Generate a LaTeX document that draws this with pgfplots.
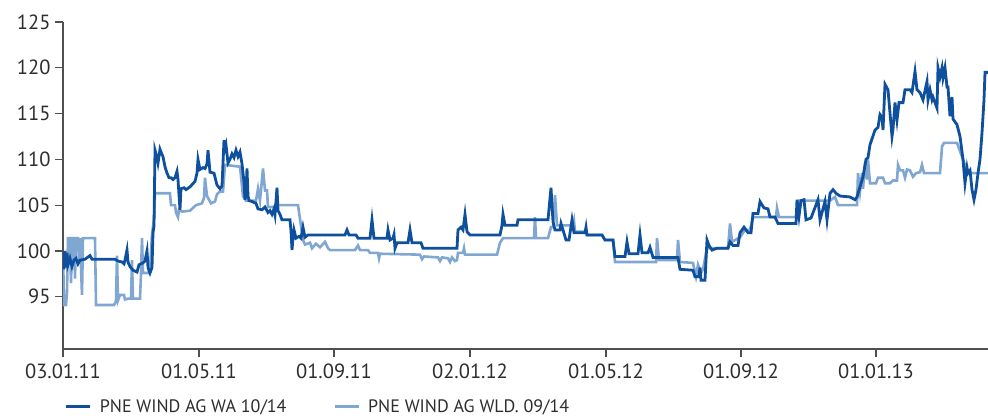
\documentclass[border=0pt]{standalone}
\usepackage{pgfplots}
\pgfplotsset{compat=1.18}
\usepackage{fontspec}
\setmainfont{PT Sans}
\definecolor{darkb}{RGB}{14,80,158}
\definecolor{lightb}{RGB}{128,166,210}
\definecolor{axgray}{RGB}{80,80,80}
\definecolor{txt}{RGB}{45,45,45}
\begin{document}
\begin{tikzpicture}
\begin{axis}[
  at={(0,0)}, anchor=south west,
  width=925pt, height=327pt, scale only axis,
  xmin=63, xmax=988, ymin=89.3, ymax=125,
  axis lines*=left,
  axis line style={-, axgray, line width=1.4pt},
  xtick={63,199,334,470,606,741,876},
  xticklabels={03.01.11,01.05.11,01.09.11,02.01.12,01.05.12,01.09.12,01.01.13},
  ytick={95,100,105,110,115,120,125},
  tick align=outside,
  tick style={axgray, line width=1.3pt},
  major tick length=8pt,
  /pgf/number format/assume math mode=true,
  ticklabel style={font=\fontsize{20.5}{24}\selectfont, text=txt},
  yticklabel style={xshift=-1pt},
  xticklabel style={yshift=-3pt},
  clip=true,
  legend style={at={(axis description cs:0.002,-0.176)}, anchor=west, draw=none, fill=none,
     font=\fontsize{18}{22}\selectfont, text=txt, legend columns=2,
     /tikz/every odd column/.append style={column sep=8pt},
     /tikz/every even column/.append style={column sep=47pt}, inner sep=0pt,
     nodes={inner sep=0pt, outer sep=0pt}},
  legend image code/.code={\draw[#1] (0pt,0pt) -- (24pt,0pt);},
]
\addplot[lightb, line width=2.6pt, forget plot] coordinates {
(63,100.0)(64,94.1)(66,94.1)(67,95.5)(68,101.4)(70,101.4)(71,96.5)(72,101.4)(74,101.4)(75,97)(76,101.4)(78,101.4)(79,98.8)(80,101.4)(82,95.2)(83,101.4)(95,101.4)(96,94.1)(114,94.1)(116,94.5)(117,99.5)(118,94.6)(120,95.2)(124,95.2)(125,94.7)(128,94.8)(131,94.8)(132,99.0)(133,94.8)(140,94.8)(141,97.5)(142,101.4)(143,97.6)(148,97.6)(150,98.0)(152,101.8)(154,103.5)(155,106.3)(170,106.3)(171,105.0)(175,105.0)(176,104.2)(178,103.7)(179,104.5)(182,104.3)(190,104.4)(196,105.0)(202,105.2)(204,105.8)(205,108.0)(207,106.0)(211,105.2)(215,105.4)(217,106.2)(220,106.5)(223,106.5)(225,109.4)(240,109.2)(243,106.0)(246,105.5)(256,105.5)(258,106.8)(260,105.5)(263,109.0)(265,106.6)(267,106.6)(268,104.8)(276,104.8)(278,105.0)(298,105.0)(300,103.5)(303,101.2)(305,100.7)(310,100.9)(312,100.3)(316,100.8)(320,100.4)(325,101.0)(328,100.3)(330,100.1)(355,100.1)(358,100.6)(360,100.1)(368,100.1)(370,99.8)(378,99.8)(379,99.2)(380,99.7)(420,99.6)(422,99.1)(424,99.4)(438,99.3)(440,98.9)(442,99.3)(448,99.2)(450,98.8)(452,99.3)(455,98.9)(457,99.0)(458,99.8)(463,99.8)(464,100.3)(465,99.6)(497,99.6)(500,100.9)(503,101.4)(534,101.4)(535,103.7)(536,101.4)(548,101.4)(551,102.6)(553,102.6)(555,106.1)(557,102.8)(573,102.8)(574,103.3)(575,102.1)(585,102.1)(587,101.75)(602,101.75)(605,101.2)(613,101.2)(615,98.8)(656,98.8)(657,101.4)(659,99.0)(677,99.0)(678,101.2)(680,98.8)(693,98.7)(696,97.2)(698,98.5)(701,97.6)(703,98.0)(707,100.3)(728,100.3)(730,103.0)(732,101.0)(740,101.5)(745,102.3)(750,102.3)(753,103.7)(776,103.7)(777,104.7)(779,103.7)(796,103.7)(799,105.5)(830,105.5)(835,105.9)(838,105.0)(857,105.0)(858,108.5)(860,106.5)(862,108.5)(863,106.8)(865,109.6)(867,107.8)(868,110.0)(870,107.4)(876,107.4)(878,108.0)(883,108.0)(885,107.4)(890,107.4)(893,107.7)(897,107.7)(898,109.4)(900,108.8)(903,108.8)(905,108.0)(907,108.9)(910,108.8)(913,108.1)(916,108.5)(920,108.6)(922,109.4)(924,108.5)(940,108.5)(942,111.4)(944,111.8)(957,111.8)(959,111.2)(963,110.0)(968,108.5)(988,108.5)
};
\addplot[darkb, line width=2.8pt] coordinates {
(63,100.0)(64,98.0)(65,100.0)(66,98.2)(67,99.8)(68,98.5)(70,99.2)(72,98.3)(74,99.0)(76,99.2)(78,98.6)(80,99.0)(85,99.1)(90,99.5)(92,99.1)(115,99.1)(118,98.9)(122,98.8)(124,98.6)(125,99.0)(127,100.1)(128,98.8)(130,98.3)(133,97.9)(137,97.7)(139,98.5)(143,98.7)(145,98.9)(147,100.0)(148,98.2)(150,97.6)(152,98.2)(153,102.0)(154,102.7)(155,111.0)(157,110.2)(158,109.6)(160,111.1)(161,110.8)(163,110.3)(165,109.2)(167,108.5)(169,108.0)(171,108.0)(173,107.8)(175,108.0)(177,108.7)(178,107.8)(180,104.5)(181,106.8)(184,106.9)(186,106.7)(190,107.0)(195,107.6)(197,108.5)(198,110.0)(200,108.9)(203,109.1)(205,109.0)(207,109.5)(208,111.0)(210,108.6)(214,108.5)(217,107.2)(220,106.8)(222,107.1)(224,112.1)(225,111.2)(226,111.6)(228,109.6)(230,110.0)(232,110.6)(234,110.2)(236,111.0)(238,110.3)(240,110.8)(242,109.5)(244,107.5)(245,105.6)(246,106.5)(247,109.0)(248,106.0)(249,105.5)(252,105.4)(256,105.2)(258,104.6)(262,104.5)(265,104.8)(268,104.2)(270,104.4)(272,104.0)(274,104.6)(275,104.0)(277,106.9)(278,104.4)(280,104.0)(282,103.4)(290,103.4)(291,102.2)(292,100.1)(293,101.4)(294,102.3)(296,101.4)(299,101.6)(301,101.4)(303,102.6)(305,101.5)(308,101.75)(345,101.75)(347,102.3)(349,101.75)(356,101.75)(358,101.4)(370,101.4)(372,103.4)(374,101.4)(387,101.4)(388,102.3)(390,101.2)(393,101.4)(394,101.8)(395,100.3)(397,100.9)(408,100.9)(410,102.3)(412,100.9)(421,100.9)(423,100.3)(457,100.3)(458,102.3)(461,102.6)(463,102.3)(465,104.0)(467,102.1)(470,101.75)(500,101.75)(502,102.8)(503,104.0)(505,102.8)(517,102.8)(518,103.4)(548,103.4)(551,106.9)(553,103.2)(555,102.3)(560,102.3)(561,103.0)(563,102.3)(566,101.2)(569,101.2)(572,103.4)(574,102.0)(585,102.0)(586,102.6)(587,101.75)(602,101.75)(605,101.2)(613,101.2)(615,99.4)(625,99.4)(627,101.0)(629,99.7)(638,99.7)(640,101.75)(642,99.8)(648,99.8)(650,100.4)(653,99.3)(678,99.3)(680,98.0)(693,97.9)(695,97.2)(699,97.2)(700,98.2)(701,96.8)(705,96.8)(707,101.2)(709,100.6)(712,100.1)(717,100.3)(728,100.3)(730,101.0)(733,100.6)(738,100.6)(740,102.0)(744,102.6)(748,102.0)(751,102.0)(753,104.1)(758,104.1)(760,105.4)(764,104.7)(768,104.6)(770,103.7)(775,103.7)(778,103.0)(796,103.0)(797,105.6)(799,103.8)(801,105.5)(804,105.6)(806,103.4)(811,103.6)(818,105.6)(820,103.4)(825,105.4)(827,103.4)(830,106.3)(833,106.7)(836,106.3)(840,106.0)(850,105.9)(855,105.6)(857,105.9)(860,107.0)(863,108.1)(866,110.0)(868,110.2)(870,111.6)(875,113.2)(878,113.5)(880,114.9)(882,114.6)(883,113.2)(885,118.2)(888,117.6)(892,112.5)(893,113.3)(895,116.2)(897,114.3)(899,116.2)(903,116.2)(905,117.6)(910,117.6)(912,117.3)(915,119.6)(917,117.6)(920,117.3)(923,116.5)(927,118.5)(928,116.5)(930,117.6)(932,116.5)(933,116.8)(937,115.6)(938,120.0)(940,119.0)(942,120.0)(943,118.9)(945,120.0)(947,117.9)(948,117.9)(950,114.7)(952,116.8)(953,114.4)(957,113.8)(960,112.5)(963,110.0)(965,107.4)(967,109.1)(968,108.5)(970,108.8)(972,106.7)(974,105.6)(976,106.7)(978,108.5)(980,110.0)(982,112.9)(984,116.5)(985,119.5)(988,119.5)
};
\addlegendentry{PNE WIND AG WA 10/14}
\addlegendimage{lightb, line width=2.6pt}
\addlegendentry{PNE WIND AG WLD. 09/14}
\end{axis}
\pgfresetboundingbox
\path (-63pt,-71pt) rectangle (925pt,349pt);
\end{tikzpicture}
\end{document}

^^^^

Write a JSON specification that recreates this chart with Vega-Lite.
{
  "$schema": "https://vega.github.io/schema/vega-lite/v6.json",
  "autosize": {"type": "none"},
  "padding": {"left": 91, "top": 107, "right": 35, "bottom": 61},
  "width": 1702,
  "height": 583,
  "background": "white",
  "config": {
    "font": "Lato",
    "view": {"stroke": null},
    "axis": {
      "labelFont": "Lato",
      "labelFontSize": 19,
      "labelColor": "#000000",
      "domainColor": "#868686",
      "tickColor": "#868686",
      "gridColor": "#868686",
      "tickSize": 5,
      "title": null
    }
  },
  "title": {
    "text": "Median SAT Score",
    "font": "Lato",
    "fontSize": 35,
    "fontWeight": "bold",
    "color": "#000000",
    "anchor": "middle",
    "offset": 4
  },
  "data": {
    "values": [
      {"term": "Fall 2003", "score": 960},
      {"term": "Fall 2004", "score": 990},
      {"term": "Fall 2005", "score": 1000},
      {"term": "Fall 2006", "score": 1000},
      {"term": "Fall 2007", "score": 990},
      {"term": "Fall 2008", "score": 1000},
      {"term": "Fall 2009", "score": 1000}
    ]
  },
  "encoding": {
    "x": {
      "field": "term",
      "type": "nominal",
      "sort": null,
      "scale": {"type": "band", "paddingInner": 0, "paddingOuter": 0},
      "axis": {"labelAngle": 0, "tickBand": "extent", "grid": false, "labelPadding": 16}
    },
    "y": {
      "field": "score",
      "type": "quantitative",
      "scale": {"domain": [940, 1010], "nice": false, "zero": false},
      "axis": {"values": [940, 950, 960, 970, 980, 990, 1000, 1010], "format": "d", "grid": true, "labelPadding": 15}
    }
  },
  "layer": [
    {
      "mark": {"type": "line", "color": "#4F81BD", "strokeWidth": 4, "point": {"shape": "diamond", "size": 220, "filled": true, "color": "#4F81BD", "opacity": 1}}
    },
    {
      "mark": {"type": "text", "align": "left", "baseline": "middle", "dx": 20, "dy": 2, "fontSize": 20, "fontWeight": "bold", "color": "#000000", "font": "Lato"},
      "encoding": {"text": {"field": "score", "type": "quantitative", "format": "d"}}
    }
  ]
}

^^^^

- WORK REQUIRED
Gather up every line from the listing above in which the word "that" occurs.

- SOLUTION
Generate a LaTeX document that draws this with pgfplots.
Write a JSON specification that recreates this chart with Vega-Lite.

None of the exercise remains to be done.